See a list of CAVATICA-specific response codes that may be contained in the body of the response.

The response body for a batch task will contain information about the task. The content will be a little different depending on whether the task in question is a batch task (a parent task) or one task that is part of a batch (a child task).

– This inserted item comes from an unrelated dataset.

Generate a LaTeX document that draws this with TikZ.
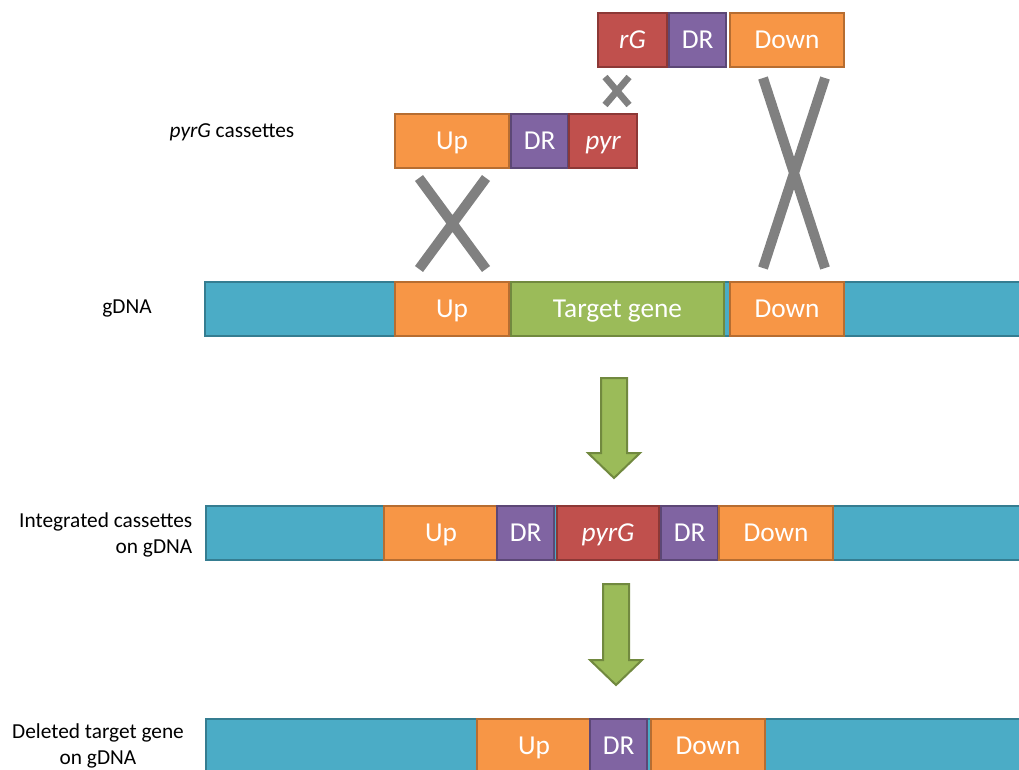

The following key-value pairs in the response body indicate the batch status of the task:

Name	Data type	Description
`batch`	boolean	Set to `true` if the task is a parent batch task; otherwise `false`.
`parent`	string	The ID of the parent task, in the case that the task is part of a batch (i.e. a child task).
`batch_group`	dictionary	Present only for child tasks.This describes the structure of the parent task, i.e. the criteria by which tasks are batched. If tasks are batched per item in the input, the structure is as shown in the following example: `"batch_group": { "value": "C18-146.fastq", "fields": {} }` If tasks are batched by metadata fields, the structure is as shown in the following example: `"batch_group": { "value": "hg19, E18127-pool40-L2355", "fields": { "metadata.library_id": "hg19", "metadata.sample_id": "E18127-pool40-L2355" } }`
`execution_status`	dictionary	For a parent task, this describes the number of child tasks in any given state, in the following form: `"execution_status": { "message": "Running", "queued": 1, "running": 5, "completed": 2, "failed": 1, "aborted": 0 }`. For a child task or a single task (not part of a batch), the execution status lists a number of steps.